Хотя Павсания принято причислять к географам, но как раз географии в точном смысле слова в его книге меньше всего; описания природы у него скудны. Единственное, на что Павсаний обращает большое внимание, говоря о каждой местности - это орошение ее; многоводность и высыхание рек, наличие источников с хорошей питьевой водой и болот с опасными местами он всегда отмечает. Этнография тоже время от времени привлекает его внимание; но, по всей вероятности, эти этнографические экскурсы, как/например, очень интересное описание быта и вооружения савроматов (I, 21) или эфиопов (I, 33) передаются им с чужих слов.
Значительно больше привлекает Павсания мифология и этиология. Павсаний сохранил множество местных мелких мифов, которые, вероятно, без его книги не дошли бы до нас, а также интересные варианты из крупных мифологических циклов; например, он дает некоторые эпизоды из мифа о Геракле (VII, 19, 9). Как страстный любитель древности, он старается сохранить для потомства даже самые незначительные пережитки ее, передавая мимоходом мифы, в которые даже он, при своем умеренном скептицизме, не верит, например об одноглазых аримаспах и грифах - крылатых львах (I, 24, 6) или о ребенке, обратившемся в дракона и спасшем войско элейцев от наступавших аркадян (VI, 20, 5).
Так же, как этнографические экскурсы, крупные исторические главы, например история Спарты (III, 3, 11), заимствованы им целиком у других историков; это отражается даже на языке и манере изложения. В особенности явно это выступает в главах, посвященных мессенским войнам (IV, 6-24), которые, как говорит сам Павсаний, перелагают в прозе поэму Риана [2]; эти главы - единственная часть книги Павсания, где повествование имеет художественный, даже драматический характер.
Наибольшую ценность представляет книга Павсания для искусствоведа; с необыкновенной точностью, вниманием и любовью он описывает все произведения искусства, которые встречает на своем пути; равнодушный к красотам природы и скупой на слова для изображения их, Павсаний старается не упустить ни одной мелочи в описываемых им статуях, картинах и постройках. Благодаря его описаниям историкам искусства удалось воссоздать общий вид многих зданий и статуй. Павсаний всегда указывает материал, из которого сделана статуя, часто приводит ее точные размеры, дает имя художника, если знает его, и даже не скупится на похвальные слова.

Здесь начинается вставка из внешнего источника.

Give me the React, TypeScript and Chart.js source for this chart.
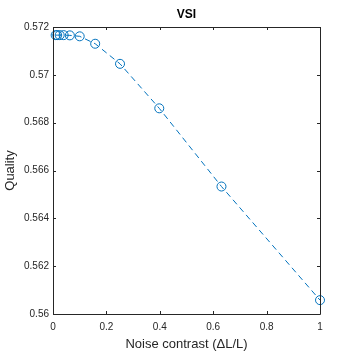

В качестве примеров приведем два-три описания древних произведений искусства. "На агоре, где особенно много святилищ, находятся деревянные изображения Диониса, у которых все покрыто позолотой, кроме лиц; их лица окрашены красной краской" (II, 2.6). Или: "Есть в Олимпии так называемая сокровищница сикионян, дар Мирона... В этой сокровищнице он сделал две комнаты - одну в дорическом, другую - в ионическом стиле. Я сам видел, что они сделаны из меди, но тартессийская ли это медь,... я не знаю... Над меньшей комнатой есть надпись, гласящая, что вес меди равняется 500 талантам, а построили эту сокровищницу Мирон и сикионский народ. В этой сокровищнице лежат три диска... Есть там и щит, выложенный медью и украшенный внутри рисунком, и такие же шлем и поножи... Лежат там и другие замечательные вещи, заслуживающие упоминания: меч Пелопса с золотой рукоятью и сделанный из слоновой кости рог Амалфеи... Надпись на этом роге сделана старинными аттическими буквами... Там же есть статуя Аполлона из буксового дерева с позолоченной головой... Говорят, что это дар локров... творцом этой статуи называют Патрокла, сына Катилла из Кротоны" (VI, 19, 1-6). В этой точности описаний чувствуется большая любовь Павсания к искусству, изучение которого было, очевидно, главной целью его путешествия. Основную мысль, руководившую им при написании книги, Павсаний выразил в следующих словах, с которых он мог бы начать свое пестрое произведение, но которое он, по своему обыкновению, бегло бросил в одной из последних глав:
"Характерной особенностью эллинов является обыкновение восхищаться всем иноземным больше, чем своим родным, раз уже прославленные историки сочли нужным описать во всех подробностях египетские пирамиды, а о таких сооружениях, как сокровищница Миния или стены Тиринфа, они не упоминают ни полсловом, хотя эти постройки заслуживают не меньшего удивления" (XI, 36, 5).


[1] Цитаты из Павсания приводятся в переводе С. П. Кондратьева.